> _WHAT TO WORK ON_
Extract every line that contains the word "this".

-- Start --

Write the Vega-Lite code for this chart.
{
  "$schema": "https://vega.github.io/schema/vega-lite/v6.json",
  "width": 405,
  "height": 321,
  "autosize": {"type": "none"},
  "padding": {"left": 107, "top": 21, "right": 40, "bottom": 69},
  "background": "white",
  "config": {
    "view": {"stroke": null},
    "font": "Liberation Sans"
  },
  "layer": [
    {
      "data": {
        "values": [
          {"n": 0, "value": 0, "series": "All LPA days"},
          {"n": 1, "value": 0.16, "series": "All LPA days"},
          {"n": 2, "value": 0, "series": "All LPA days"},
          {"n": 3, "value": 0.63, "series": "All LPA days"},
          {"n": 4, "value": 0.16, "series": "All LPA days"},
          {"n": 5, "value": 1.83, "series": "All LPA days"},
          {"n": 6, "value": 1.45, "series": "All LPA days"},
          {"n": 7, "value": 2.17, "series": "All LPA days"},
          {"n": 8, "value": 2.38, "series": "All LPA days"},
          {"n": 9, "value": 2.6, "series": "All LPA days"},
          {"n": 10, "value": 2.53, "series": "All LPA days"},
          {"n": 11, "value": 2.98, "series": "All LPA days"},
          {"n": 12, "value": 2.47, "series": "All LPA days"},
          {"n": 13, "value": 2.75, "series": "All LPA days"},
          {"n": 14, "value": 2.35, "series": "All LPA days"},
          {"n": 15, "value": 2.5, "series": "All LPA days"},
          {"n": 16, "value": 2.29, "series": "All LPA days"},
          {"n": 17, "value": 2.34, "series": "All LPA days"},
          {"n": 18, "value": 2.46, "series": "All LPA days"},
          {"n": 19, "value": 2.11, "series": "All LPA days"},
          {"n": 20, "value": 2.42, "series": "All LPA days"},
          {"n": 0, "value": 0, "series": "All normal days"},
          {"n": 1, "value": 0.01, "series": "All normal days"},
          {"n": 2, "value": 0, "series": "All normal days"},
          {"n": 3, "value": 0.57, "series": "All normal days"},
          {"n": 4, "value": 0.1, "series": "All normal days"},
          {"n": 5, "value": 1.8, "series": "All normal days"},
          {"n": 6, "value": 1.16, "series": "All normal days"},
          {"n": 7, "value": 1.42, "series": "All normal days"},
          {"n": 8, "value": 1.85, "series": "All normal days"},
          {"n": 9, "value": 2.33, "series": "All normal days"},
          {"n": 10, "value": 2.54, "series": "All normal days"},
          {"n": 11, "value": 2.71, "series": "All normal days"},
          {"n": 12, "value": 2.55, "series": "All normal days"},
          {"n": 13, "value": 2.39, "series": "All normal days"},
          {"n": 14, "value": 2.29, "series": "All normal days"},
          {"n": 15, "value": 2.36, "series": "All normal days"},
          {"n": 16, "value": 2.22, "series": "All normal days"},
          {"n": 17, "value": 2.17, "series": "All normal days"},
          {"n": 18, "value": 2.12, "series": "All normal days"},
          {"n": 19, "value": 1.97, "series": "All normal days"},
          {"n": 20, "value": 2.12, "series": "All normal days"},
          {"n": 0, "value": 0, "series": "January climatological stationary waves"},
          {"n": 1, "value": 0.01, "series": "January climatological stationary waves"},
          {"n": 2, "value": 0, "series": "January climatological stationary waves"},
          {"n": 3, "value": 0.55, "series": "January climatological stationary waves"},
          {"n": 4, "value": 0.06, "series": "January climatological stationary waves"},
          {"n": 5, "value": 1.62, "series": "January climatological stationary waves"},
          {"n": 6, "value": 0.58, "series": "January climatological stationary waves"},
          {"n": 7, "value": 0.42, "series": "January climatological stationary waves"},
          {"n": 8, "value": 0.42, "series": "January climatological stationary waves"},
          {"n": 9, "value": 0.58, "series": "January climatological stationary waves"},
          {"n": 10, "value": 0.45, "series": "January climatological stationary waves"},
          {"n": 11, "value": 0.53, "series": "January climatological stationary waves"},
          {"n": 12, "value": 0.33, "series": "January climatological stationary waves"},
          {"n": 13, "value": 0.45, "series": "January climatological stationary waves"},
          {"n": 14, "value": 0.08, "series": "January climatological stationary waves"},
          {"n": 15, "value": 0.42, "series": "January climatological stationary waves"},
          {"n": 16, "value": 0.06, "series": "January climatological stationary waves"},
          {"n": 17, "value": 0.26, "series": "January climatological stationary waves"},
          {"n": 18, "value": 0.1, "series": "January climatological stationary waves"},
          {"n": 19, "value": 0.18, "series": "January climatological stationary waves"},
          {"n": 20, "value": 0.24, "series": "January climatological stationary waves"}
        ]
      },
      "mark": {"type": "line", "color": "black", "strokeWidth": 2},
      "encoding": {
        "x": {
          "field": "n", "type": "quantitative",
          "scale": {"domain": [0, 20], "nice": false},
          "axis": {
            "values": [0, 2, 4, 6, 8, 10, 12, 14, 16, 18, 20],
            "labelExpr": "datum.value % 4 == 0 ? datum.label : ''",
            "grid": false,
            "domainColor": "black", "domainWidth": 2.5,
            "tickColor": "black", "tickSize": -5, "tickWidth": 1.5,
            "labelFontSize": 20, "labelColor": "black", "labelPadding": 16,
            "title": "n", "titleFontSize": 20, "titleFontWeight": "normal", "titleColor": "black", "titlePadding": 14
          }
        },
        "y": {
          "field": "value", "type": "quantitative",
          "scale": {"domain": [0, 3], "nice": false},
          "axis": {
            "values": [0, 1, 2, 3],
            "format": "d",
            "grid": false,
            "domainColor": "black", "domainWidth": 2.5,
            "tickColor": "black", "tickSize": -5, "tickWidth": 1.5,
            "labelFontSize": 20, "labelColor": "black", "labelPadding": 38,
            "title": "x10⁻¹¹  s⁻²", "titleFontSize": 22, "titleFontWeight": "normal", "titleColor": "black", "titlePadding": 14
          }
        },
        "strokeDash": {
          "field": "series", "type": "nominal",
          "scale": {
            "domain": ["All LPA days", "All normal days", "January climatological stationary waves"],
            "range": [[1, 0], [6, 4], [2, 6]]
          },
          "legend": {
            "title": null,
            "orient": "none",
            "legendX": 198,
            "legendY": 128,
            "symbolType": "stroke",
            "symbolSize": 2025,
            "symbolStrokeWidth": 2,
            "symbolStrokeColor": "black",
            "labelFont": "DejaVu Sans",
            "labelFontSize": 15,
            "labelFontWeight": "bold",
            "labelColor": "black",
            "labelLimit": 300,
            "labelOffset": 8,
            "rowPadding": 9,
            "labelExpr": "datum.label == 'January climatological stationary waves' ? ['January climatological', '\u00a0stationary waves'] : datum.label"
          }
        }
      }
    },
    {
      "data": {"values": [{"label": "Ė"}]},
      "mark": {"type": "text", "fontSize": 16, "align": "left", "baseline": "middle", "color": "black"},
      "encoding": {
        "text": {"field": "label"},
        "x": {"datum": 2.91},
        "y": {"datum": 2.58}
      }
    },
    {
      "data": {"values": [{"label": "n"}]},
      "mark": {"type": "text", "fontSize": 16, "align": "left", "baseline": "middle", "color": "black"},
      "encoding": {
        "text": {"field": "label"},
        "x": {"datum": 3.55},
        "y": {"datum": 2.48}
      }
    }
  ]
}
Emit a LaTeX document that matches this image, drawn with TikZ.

-- End --

> _WRITTEN RESPONSE_
Write the Vega-Lite code for this chart.
Emit a LaTeX document that matches this image, drawn with TikZ.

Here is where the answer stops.